◆ **WHAT YOU WILL DO**:
Retype word for word the first line of the listing and each line after it up to the line with "0.917, 0.920, 0.922];", with the pictures taken out.

◆ **GIVEN MATERIAL**:
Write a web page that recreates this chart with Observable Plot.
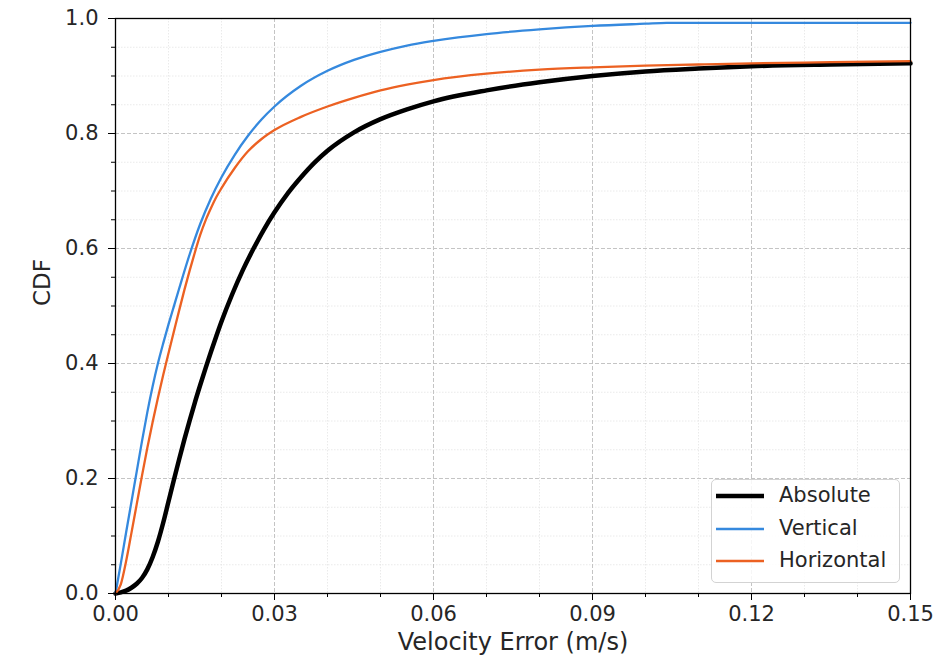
<!DOCTYPE html>
<html>
<head>
<meta charset="utf-8">
<script src="https://cdn.jsdelivr.net/npm/d3@7"></script>
<script src="https://cdn.jsdelivr.net/npm/@observablehq/plot@0.6"></script>
<style>
  html, body { margin: 0; padding: 0; background: #fff; }
  #wrap { position: relative; width: 947px; height: 661px; font-family: "DejaVu Sans", sans-serif; }
  #legend { position: absolute; left: 711px; top: 479px; width: 189px; height: 104px;
    border: 1px solid #d3d3d3; border-radius: 5px; background: rgba(255,255,255,0.85); box-sizing: border-box; }
  .row { position: absolute; left: 0; height: 0; }
  .row svg { position: absolute; left: 4px; top: -4px; }
  .row span { position: absolute; left: 67px; top: -14px; font-size: 21px; color: #262626; white-space: nowrap; line-height: 26px; }
</style>
</head>
<body>
<div id="wrap"></div>
<script>
// ---- data ----
const seriesNames = ["Absolute", "Vertical", "Horizontal"];
const seriesColors = ["#000000", "#3589de", "#ec6122"];
const seriesWidths = [4.5, 2.3, 2.3];

const absX = [0, 0.001, 0.002, 0.003, 0.004, 0.005, 0.006, 0.007, 0.008, 0.009, 0.010, 0.011, 0.012, 0.013, 0.014, 0.015, 0.016, 0.017, 0.018, 0.019, 0.020, 0.022, 0.024, 0.026, 0.028, 0.030, 0.0325, 0.035, 0.0375, 0.040, 0.045, 0.050, 0.055, 0.060, 0.070, 0.080, 0.090, 0.100, 0.110, 0.120, 0.135, 0.150];
const absY = [0, 0.002, 0.005, 0.010, 0.017, 0.027, 0.042, 0.063, 0.090, 0.123, 0.160, 0.197, 0.233, 0.268, 0.301, 0.333, 0.363, 0.392, 0.420, 0.447, 0.473, 0.520, 0.562, 0.599, 0.633, 0.663, 0.696, 0.724, 0.749, 0.770, 0.802, 0.825, 0.842, 0.856, 0.875, 0.889, 0.900, 0.908, 0.913, 0.917, 0.920, 0.922];

const verX = [0, 0.001, 0.002, 0.003, 0.004, 0.005, 0.006, 0.007, 0.008, 0.009, 0.010, 0.011, 0.012, 0.014, 0.016, 0.018, 0.020, 0.0225, 0.025, 0.0275, 0.030, 0.035, 0.040, 0.045, 0.050, 0.055, 0.060, 0.070, 0.080, 0.090, 0.100, 0.104, 0.120, 0.150];
const verY = [0, 0.052, 0.106, 0.159, 0.212, 0.265, 0.315, 0.360, 0.400, 0.435, 0.468, 0.499, 0.530, 0.590, 0.643, 0.687, 0.724, 0.763, 0.796, 0.824, 0.847, 0.883, 0.909, 0.928, 0.942, 0.953, 0.961, 0.973, 0.981, 0.987, 0.991, 0.9925, 0.9925, 0.9925];

const horX = [0, 0.001, 0.002, 0.003, 0.004, 0.005, 0.006, 0.007, 0.008, 0.009, 0.010, 0.011, 0.012, 0.013, 0.014, 0.015, 0.016, 0.017, 0.018, 0.019, 0.020, 0.0225, 0.025, 0.0275, 0.030, 0.035, 0.040, 0.045, 0.050, 0.055, 0.060, 0.070, 0.080, 0.090, 0.100, 0.110, 0.120, 0.135, 0.150];
const horY = [0, 0.016, 0.056, 0.105, 0.155, 0.205, 0.253, 0.298, 0.340, 0.380, 0.418, 0.455, 0.492, 0.528, 0.562, 0.594, 0.624, 0.649, 0.670, 0.689, 0.705, 0.740, 0.769, 0.790, 0.806, 0.829, 0.847, 0.862, 0.875, 0.885, 0.893, 0.904, 0.911, 0.915, 0.918, 0.920, 0.922, 0.924, 0.926];

const xMajor = [0, 0.03, 0.06, 0.09, 0.12, 0.15];
const xMinor = [0.01, 0.02, 0.04, 0.05, 0.07, 0.08, 0.10, 0.11, 0.13, 0.14];
const yMajor = [0, 0.2, 0.4, 0.6, 0.8, 1.0];
const yMinor = [0.05, 0.1, 0.15, 0.25, 0.3, 0.35, 0.45, 0.5, 0.55, 0.65, 0.7, 0.75, 0.85, 0.9, 0.95];
const xLabel = "Velocity Error (m/s)";
const yLabel = "CDF";

// ---- build table ----
const xs = [absX, verX, horX], ys = [absY, verY, horY];
const rows = [];
seriesNames.forEach((name, i) => xs[i].forEach((x, j) => rows.push({series: name, x, y: ys[i][j]})));

const fx = d3.format(".2f"), fy = d3.format(".1f");
const marks = [
  Plot.ruleX(xMinor, {stroke: "#e4e4e4", strokeDasharray: "1.5,1.5", strokeWidth: 0.8}),
  Plot.ruleY(yMinor, {stroke: "#e4e4e4", strokeDasharray: "1.5,1.5", strokeWidth: 0.8}),
  Plot.ruleX(xMajor.slice(1, -1), {stroke: "#c4c4c4", strokeDasharray: "4,2", strokeWidth: 1}),
  Plot.ruleY(yMajor.slice(1, -1), {stroke: "#c4c4c4", strokeDasharray: "4,2", strokeWidth: 1})
];
seriesNames.forEach((name, i) => {
  marks.push(Plot.line(rows.filter(d => d.series === name), {
    x: "x", y: "y", stroke: seriesColors[i], strokeWidth: seriesWidths[i], curve: "monotone-x"
  }));
});
marks.push(
  Plot.frame({stroke: "#000", strokeWidth: 1.3}),
  Plot.axisX(xMinor, {tickSize: 4, tickFormat: () => "", stroke: "#000", label: null}),
  Plot.axisY(yMinor, {tickSize: 4, tickFormat: () => "", stroke: "#000", label: null}),
  Plot.axisX(xMajor, {tickSize: 7, tickPadding: 6, tickFormat: fx, stroke: "#000", fill: "#262626", label: null}),
  Plot.axisY(yMajor, {tickSize: 7, tickPadding: 10, tickFormat: fy, stroke: "#000", fill: "#262626", label: null}),
  Plot.text([xLabel], {frameAnchor: "bottom", dy: 56, fontSize: 24, fill: "#262626", text: d => d}),
  Plot.text([yLabel], {frameAnchor: "left", dx: -73, rotate: -90, fontSize: 23, fill: "#262626", text: d => d})
);

const chart = Plot.plot({
  width: 947, height: 661,
  marginLeft: 115, marginRight: 37, marginTop: 18, marginBottom: 68,
  x: {domain: [0, 0.15]},
  y: {domain: [0, 1]},
  style: {fontFamily: "DejaVu Sans", fontSize: "21px", background: "#fff", color: "#262626", overflow: "visible"},
  marks
});

const wrap = document.getElementById("wrap");
wrap.appendChild(chart);

// legend
const legend = document.createElement("div");
legend.id = "legend";
const rowY = [16, 49, 81];
seriesNames.forEach((name, i) => {
  const r = document.createElement("div");
  r.className = "row";
  r.style.top = rowY[i] + "px";
  r.innerHTML = `<svg width="50" height="8"><line x1="0" x2="48" y1="4" y2="4" stroke="${seriesColors[i]}" stroke-width="${seriesWidths[i]}"/></svg><span>${name}</span>`;
  legend.appendChild(r);
});
wrap.appendChild(legend);
</script>
</body>
</html>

◆ **EXERCISE ANSWER**:
Write a web page that recreates this chart with Observable Plot.
<!DOCTYPE html>
<html>
<head>
<meta charset="utf-8">
<script src="https://cdn.jsdelivr.net/npm/d3@7"></script>
<script src="https://cdn.jsdelivr.net/npm/@observablehq/plot@0.6"></script>
<style>
  html, body { margin: 0; padding: 0; background: #fff; }
  #wrap { position: relative; width: 947px; height: 661px; font-family: "DejaVu Sans", sans-serif; }
  #legend { position: absolute; left: 711px; top: 479px; width: 189px; height: 104px;
    border: 1px solid #d3d3d3; border-radius: 5px; background: rgba(255,255,255,0.85); box-sizing: border-box; }
  .row { position: absolute; left: 0; height: 0; }
  .row svg { position: absolute; left: 4px; top: -4px; }
  .row span { position: absolute; left: 67px; top: -14px; font-size: 21px; color: #262626; white-space: nowrap; line-height: 26px; }
</style>
</head>
<body>
<div id="wrap"></div>
<script>
// ---- data ----
const seriesNames = ["Absolute", "Vertical", "Horizontal"];
const seriesColors = ["#000000", "#3589de", "#ec6122"];
const seriesWidths = [4.5, 2.3, 2.3];

const absX = [0, 0.001, 0.002, 0.003, 0.004, 0.005, 0.006, 0.007, 0.008, 0.009, 0.010, 0.011, 0.012, 0.013, 0.014, 0.015, 0.016, 0.017, 0.018, 0.019, 0.020, 0.022, 0.024, 0.026, 0.028, 0.030, 0.0325, 0.035, 0.0375, 0.040, 0.045, 0.050, 0.055, 0.060, 0.070, 0.080, 0.090, 0.100, 0.110, 0.120, 0.135, 0.150];
const absY = [0, 0.002, 0.005, 0.010, 0.017, 0.027, 0.042, 0.063, 0.090, 0.123, 0.160, 0.197, 0.233, 0.268, 0.301, 0.333, 0.363, 0.392, 0.420, 0.447, 0.473, 0.520, 0.562, 0.599, 0.633, 0.663, 0.696, 0.724, 0.749, 0.770, 0.802, 0.825, 0.842, 0.856, 0.875, 0.889, 0.900, 0.908, 0.913, 0.917, 0.920, 0.922];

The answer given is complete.